From an operational standpoint, training and team readiness are crucial. Snowflake is known for its ease of use and low operational burden, so teams moving to more complex platforms like Databricks or Redshift may require additional training. BigQuery and Synapse, while more abstracted, still have platform-specific tooling that teams must become familiar with. BI tools, orchestration systems, and monitoring dashboards may also need reconfiguration to work with the new platform.
Planning a successful migration involves phased execution, typically beginning with a pilot project. Moving a non-critical workload first helps validate assumptions about performance, compatibility, and cost. This approach allows teams to build skills on the new platform while reducing business risk. Full migration can then proceed with clearer expectations and fewer disruptions.
Looking Ahead: The Future of Cloud Data Platforms
The competition between Snowflake and its top alternatives is pushing innovation across the cloud data landscape. We’re seeing a convergence of features: data warehouses becoming more flexible, data lakes gaining structure, and platforms evolving toward unified data and AI solutions. The concept of the data lakehouse, popularized by Databricks, is increasingly influencing how other platforms build their roadmaps.
In the coming years, expect tighter integration between analytics and AI. Platforms like BigQuery and Databricks are leading this charge, making machine learning and real-time analytics more accessible. Snowflake is responding by expanding Snowpark and investing in support for Python and external functions, while also acquiring startups focused on unstructured data and AI.
Multi-cloud and hybrid deployments will also become more common. Organizations want flexibility and resilience, and platforms that support cross-cloud data replication and governance will be better positioned to lead. Snowflake, Databricks, and even Microsoft are building capabilities to support these environments.
Another trend is the rise of data sharing and collaboration ecosystems. Snowflake’s Data Marketplace, BigQuery’s Analytics Hub, and Databricks’ Delta Sharing are reshaping how businesses think about monetizing and exchanging data securely.

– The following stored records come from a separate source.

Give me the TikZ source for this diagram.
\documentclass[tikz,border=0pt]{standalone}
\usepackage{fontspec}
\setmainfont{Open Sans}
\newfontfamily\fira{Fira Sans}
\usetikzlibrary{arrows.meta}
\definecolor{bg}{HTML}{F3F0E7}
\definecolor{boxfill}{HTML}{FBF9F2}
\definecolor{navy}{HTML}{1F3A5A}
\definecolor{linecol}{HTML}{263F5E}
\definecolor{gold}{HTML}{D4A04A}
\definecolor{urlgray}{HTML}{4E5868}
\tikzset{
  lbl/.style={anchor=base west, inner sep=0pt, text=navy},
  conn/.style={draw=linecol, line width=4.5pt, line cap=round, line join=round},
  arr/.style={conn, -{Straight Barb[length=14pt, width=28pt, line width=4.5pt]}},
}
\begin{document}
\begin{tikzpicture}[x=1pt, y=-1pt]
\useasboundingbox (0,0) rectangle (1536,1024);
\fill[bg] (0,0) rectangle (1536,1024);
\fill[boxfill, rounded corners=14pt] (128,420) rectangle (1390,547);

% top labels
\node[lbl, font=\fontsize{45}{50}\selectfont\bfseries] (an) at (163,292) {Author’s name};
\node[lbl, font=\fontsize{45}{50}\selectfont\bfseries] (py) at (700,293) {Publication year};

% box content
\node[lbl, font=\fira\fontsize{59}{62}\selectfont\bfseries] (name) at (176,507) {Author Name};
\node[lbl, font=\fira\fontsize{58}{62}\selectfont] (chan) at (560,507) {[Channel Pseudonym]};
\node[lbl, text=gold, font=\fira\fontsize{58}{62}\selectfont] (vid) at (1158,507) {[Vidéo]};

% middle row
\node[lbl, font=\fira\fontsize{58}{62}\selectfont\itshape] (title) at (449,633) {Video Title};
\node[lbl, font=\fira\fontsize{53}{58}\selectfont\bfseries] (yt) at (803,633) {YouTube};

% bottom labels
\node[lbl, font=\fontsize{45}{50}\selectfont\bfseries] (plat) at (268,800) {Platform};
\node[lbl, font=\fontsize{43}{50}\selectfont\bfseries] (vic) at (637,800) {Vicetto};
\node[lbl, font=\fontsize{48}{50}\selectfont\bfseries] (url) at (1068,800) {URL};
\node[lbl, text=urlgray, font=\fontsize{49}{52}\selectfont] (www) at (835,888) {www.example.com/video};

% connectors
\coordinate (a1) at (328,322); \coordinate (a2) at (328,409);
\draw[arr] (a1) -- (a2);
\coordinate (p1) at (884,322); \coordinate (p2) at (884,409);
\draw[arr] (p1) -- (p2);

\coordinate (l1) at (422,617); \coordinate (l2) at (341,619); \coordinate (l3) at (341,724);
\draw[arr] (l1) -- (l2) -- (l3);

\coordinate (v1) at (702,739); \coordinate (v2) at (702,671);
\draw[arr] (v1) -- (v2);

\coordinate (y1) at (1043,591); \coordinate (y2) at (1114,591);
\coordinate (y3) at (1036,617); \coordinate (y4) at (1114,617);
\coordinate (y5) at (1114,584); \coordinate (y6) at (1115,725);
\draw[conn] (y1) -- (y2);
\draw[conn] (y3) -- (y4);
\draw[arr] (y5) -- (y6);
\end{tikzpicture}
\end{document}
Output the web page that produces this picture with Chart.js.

This shift toward a more connected, interoperable data economy will reward platforms that make sharing and governance simple and secure.
Lastly, the developer experience will matter more. Platforms that reduce operational complexity, streamline CI/CD for data, and empower data teams to move quickly will gain favor. Unified interfaces, better observability, and collaborative tooling are no longer nice-to-haves—they’re competitive requirements.
Conclusion
The data platform you choose will shape your analytics, AI capabilities, and operational efficiency for years to come. Snowflake is no longer the only innovator in the space—it now competes in a vibrant ecosystem of alternatives, each excelling in specific areas.
Whether you’re drawn to Redshift’s AWS-native design, BigQuery’s effortless serverless scale, Synapse’s Microsoft-first integration, or Databricks’ power for AI and data science, the key is alignment. Your platform should match your cloud strategy, support your team’s skill set, and meet the technical demands of your business.
Rather than chasing features or benchmarks alone, look at your organization’s long-term goals. Consider how each platform fits into your broader architecture. Evaluate where you want to invest your engineering effort—and where you want simplicity.
Cloud data platforms will continue to evolve, but the fundamentals remain the same: performance, scalability, security, and flexibility. The best alternative to Snowflake isn’t necessarily the biggest or most powerful—it’s the one that empowers your organization to turn data into impact, now and into the future.